▶ **Supplied information**:
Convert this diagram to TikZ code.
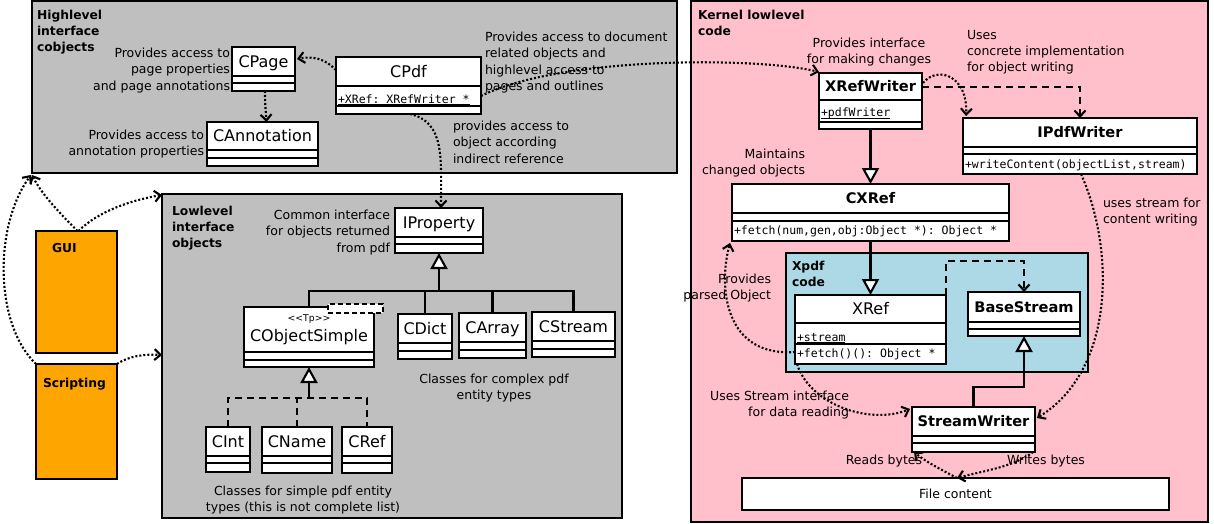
\documentclass[tikz,border=0pt]{standalone}
\usepackage{fontspec}
\setmainfont{DejaVu Sans}
\setmonofont{DejaVu Sans Mono}
\usetikzlibrary{arrows.meta,calc}
\definecolor{grp}{HTML}{BFBFBF}
\definecolor{kpink}{HTML}{FFC0CB}
\definecolor{xblue}{HTML}{ADD8E6}
\definecolor{gorange}{HTML}{FFA500}
\tikzset{
  grpbox/.style={draw=black, line width=1.9pt, anchor=north west, inner sep=0, outer sep=0},
  clsbox/.style={draw=black, fill=white, line width=2.1pt, anchor=north west, inner sep=0, outer sep=0},
  sepline/.style={line width=2.1pt},
  lbl/.style={font=\fontsize{12.5}{16.3}\selectfont, inner sep=0, outer sep=0},
  ttl/.style={font=\bfseries\fontsize{12.3}{16}\selectfont, inner sep=0, outer sep=0, align=left, anchor=north west},
  cname/.style={font=\fontsize{16}{18}\selectfont, inner sep=0, outer sep=0, anchor=base},
  cnameb/.style={font=\bfseries\fontsize{14.6}{18}\selectfont, inner sep=0, outer sep=0, anchor=base},
  mono/.style={font=\ttfamily\fontsize{11.5}{14}\selectfont, inner sep=0, outer sep=0, anchor=base west},
  vtip/.style={-{Straight Barb[length=6pt,width=11pt]}},
  dotarr/.style={line width=2.1pt, dash pattern=on 2pt off 2pt, vtip},
  dasharr/.style={line width=2.1pt, dash pattern=on 7pt off 5pt, vtip},
  dashline/.style={line width=2.1pt, dash pattern=on 7pt off 5pt},
  solidline/.style={line width=2.1pt},
  gentip/.style={-{Triangle[length=16pt,width=17pt,fill=white]}},
  uline/.style={line width=1pt}
}
% #1 name, #2 x, #3 y, #4 width, #5 height, #6 name compartment height, #7 attribute compartment height
\newcommand{\umlclass}[7]{%
  \node[clsbox, minimum width=#4, minimum height=#5] (#1) at (#2,#3) {};
  \draw[sepline] ($(#1.north west)+(0,#6)$) -- ($(#1.north east)+(0,#6)$);
  \draw[sepline] ($(#1.north west)+(0,#6+#7)$) -- ($(#1.north east)+(0,#6+#7)$);
  \coordinate (#1-n) at ($(#1.north)+(0,#6/2)$);
  \coordinate (#1-a) at ($(#1.north west)+(2,#6)$);
  \coordinate (#1-o) at ($(#1.north west)+(2,#6+#7)$);
}
\begin{document}
\begin{tikzpicture}[x=1pt,y=-1pt]
\useasboundingbox (0,0) rectangle (1214,524);
% ---------- groups
\node[grpbox, fill=grp, minimum width=645, minimum height=172] (hl) at (32,1) {};
\node[grpbox, fill=grp, minimum width=460, minimum height=324] (ll) at (162,194) {};
\node[grpbox, fill=kpink, minimum width=517, minimum height=521] (kl) at (691,1) {};
\node[grpbox, fill=xblue, minimum width=302, minimum height=119] (xp) at (786,253) {};
\node[grpbox, fill=gorange, minimum width=81, minimum height=122] (gui) at (36,231) {};
\node[grpbox, fill=gorange, minimum width=81, minimum height=115] (scr) at (36,364) {};
% ---------- group titles
\node[ttl] (t-hl) at (37,10) {Highlevel\\interface\\cobjects};
\node[ttl] (t-ll) at (172,206) {Lowlevel\\interface\\objects};
\node[ttl] (t-kl) at (698,10) {Kernel lowlevel\\code};
\node[ttl] (t-xp) at (792,261) {Xpdf\\code};
\node[ttl, anchor=base west] (t-gui) at (52,252.5) {GUI};
\node[ttl, anchor=base west] (t-scr) at (43,387) {Scripting};
% ---------- classes
\umlclass{cpage}{232}{47}{63}{44}{29}{7}
\node[cname] (n-cpage) at ($(cpage-n)+(0,5.8)$) {CPage};
\umlclass{cann}{207}{122}{111}{44}{28}{8}
\node[cname] (n-cann) at ($(cann-n)+(0,5.8)$) {CAnnotation};
\umlclass{cpdf}{336}{57}{145}{57}{29}{20}
\node[cname] (n-cpdf) at ($(cpdf-n)+(0,5.8)$) {CPdf};
\node[mono] (a-cpdf) at ($(cpdf-a)+(0,17)$) {+XRef: XRefWriter *};
\draw[uline] ($(a-cpdf.base west)+(0,1.5)$) -- ($(a-cpdf.base east)+(0,1.5)$);
\umlclass{iprop}{395}{208}{88}{45}{29}{7}
\node[cname] (n-iprop) at ($(iprop-n)+(0,5.8)$) {IProperty};
\umlclass{cobj}{244}{307}{130}{60}{45}{8}
\node[cname] (n-cobj) at ($(cobj.north)+(0,34.8)$) {CObjectSimple};
\node[draw=black, fill=white, line width=1.8pt, dash pattern=on 5pt off 3pt, anchor=north west, inner sep=0, outer sep=0, minimum width=55, minimum height=9] (tpl) at (328,304) {};
\node[font=\fontsize{9.3}{11}\selectfont, inner sep=0, anchor=base] (n-tp) at ($(cobj.north)+(0,14)$) {<{}<Tp>{}>};
\umlclass{cdict}{398}{314}{54}{45}{29}{8}
\node[cname] (n-cdict) at ($(cdict-n)+(0,5.8)$) {CDict};
\umlclass{carray}{459}{313}{67}{45}{29}{8}
\node[cname] (n-carray) at ($(carray-n)+(0,5.8)$) {CArray};
\umlclass{cstream}{532}{312}{83}{45}{29}{8}
\node[cname] (n-cstream) at ($(cstream-n)+(0,5.8)$) {CStream};
\umlclass{cint}{206}{427}{44}{45}{29}{7}
\node[cname] (n-cint) at ($(cint-n)+(0,5.8)$) {CInt};
\umlclass{cnm}{262}{427}{70}{46}{29}{7}
\node[cname] (n-cnm) at ($(cnm-n)+(0,5.8)$) {CName};
\umlclass{cref}{342}{427}{50}{46}{29}{7}
\node[cname] (n-cref) at ($(cref-n)+(0,5.8)$) {CRef};
% kernel classes
\umlclass{xrw}{819}{73}{103}{56}{27}{22}
\node[cnameb] (n-xrw) at ($(xrw-n)+(0,5.3)$) {XRefWriter};
\node[mono] (a-xrw) at ($(xrw-a)+(0,17)$) {+pdfWriter};
\draw[uline] ($(a-xrw.base west)+(0,1.5)$) -- ($(a-xrw.base east)+(0,1.5)$);
\umlclass{ipw}{963}{118}{234}{56}{29}{7}
\node[cnameb] (n-ipw) at ($(ipw-n)+(0,5.3)$) {IPdfWriter};
\node[mono] (o-ipw) at ($(ipw-o)+(0,14)$) {+writeContent(objectList,stream)};
\umlclass{cxref}{732}{184}{277}{57}{29}{8}
\node[cnameb] (n-cxref) at ($(cxref-n)+(0,5.3)$) {CXRef};
\node[mono] (o-cxref) at ($(cxref-o)+(0,13.5)$) {+fetch(num,gen,obj:Object *): Object *};
\umlclass{xref}{795}{295}{151}{69}{28}{21}
\node[cname] (n-xref) at ($(xref-n)+(0,5.8)$) {XRef};
\node[mono] (a-xref) at ($(xref-a)+(0,18)$) {+stream};
\draw[uline] ($(a-xref.base west)+(0,1.5)$) -- ($(a-xref.base east)+(0,1.5)$);
\node[mono] (o-xref) at ($(xref-o)+(0,13.5)$) {+fetch()(): Object *};
\umlclass{bs}{968}{292}{112}{44}{30}{7}
\node[cnameb] (n-bs) at ($(bs-n)+(0,5.3)$) {BaseStream};
\umlclass{sw}{912}{407}{123}{45}{29}{7}
\node[cnameb] (n-sw) at ($(sw-n)+(0,5.3)$) {StreamWriter};
\node[clsbox, lbl, minimum width=427, minimum height=32, line width=2.1pt] (fc) at (742,478) {File content};
% ---------- labels
\node[lbl, align=right, anchor=north east] (l1) at (230,48) {Provides access to\\page properties\\and page annotations};
\node[lbl, align=right, anchor=north east] (l2) at (204,130) {Provides access to\\annotation properties};
\node[lbl, align=left, anchor=north west] (l3) at (485,32) {Provides access to document\\related objects and\\highlevel access to\\pages and outlines};
\node[lbl, align=left, anchor=north west] (l4) at (453,121) {provides access to\\object according\\indirect reference};
\node[lbl, align=right, anchor=north east] (l5) at (390,210) {Common interface\\for objects returned\\from pdf};
\node[lbl, align=center, anchor=north] (l6) at (494,374) {Classes for complex pdf\\entity types};
\node[lbl, align=center, anchor=north] (l7) at (303,486) {Classes for simple pdf entity\\types (this is not complete list)};
\node[lbl, align=center, anchor=north] (l8) at (869,38) {Provides interface\\for making changes};
\node[lbl, align=left, anchor=north west] (l9) at (967,30) {Uses\\concrete implementation\\for object writing};
\node[lbl, align=right, anchor=north east] (l10) at (805,149) {Maintains\\changed objects};
\node[lbl, align=left, anchor=north west] (l11) at (1103,198) {uses stream for\\content writing};
\node[lbl, align=right, anchor=north east] (l12) at (771,274) {Provides\\parsed Object};
\node[lbl, align=right, anchor=north east] (l13) at (849,391) {Uses Stream interface\\for data reading};
\node[lbl, anchor=base] (l14) at (884,464.5) {Reads bytes};
\node[lbl, anchor=base] (l15) at (1046,464.5) {Writes bytes};
% ---------- generalisations
\coordinate (ipbus) at ($(iprop.south)+(0,38)$);
\draw[solidline] (cobj.north) |- (ipbus) -| (cstream.north);
\draw[solidline] (cdict.north) -- (cdict.north |- ipbus);
\draw[solidline] (carray.north) -- (carray.north |- ipbus);
\draw[solidline, gentip] (ipbus) -- (iprop.south);
\coordinate (csbus) at ($(cobj.south)+(0,31)$);
\draw[dashline] (cint.north) |- (csbus) -| (cref.north);
\draw[dashline] (cnm.north) -- (cnm.north |- csbus);
\draw[solidline, gentip] (csbus) -- (cobj.south);
\draw[solidline, gentip] (xrw.south) -- (cxref.north);
\draw[solidline, gentip] (cxref.south) -- (xref.north);
\coordinate (swbus) at ($(bs.south)+(0,51)$);
\draw[solidline, gentip] (sw.north) |- (swbus) -- (bs.south);
% ---------- dependencies (dashed)
\draw[dasharr] ($(xrw.north east)+(0,14)$) -| (ipw.north);
\draw[dasharr] (xref.north east) -- ++(0,-34) -| (bs.north);
% ---------- dotted associations
\draw[dotarr] ($(cpdf.north west)+(0,13)$) .. controls +(-12,-12) and +(15,-3) .. ($(cpage.north east)+(2,12)$);
\draw[dotarr] ($(cpage.south)+(1.5,0)$) .. controls +(0,15) and +(-1,-15) .. ($(cann.north)+(4,0)$);
\draw[dotarr] ($(cpdf.north east)+(0,39)$) .. controls +(80,-40) and +(-60,-15) .. ($(xrw.north west)+(0,-1)$);
\draw[dotarr] ($(cpdf.south)+(1.5,0)$) .. controls +(35,8) and +(0,-50) .. ($(iprop.north)+(2,0)$);
\draw[dotarr] ($(gui.north)+(1,0)$) .. controls +(-15,-15) and +(10,20) .. ($(hl.south west)+(0,2)$);
\draw[dotarr] (scr.north west) .. controls +(-42,-40) and +(-37,50) .. ($(hl.south west)+(-1,2)$);
\draw[dotarr] ($(gui.north)+(2,0)$) .. controls +(20,-20) and +(-30,5) .. ($(ll.north west)+(0,1)$);
\draw[dotarr] (scr.north east) .. controls +(12,-8) and +(-18,-1) .. ($(ll.west)+(0,-1)$);
\draw[dotarr] ($(xrw.north east)+(1,10)$) .. controls +(15,-18) and +(2,-40) .. ($(ipw.north west)+(3,-2)$);
\draw[dotarr] ($(xref.south west)+(0,-12)$) .. controls +(-70,5) and +(-12,45) .. ($(cxref.south west)+(-2,2)$);
\draw[dotarr] ($(ipw.south)+(1,0)$) .. controls +(34,76) and +(78,-48) .. ($(sw.north east)+(2,11)$);
\draw[dotarr] ($(xref.south west)+(2,0)$) .. controls +(13,41) and +(-40,16) .. ($(sw.north west)+(-2,2)$);
\draw[dotarr] ($(fc.north)+(1.5,0)$) .. controls +(-15,-8) and +(12,10) .. ($(sw.south west)+(2,0)$);
\draw[dotarr] ($(sw.south east)+(-2,0)$) .. controls +(-20,15) and +(30,-8) .. ($(fc.north)+(1.5,0)$);
\end{tikzpicture}
\end{document}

▶ **Directions for this task**:
Identify each line holding the string "code", and copy it out.

▶ **Final result**:
Convert this diagram to TikZ code.
\node[ttl] (t-kl) at (698,10) {Kernel lowlevel\\code};
\node[ttl] (t-xp) at (792,261) {Xpdf\\code};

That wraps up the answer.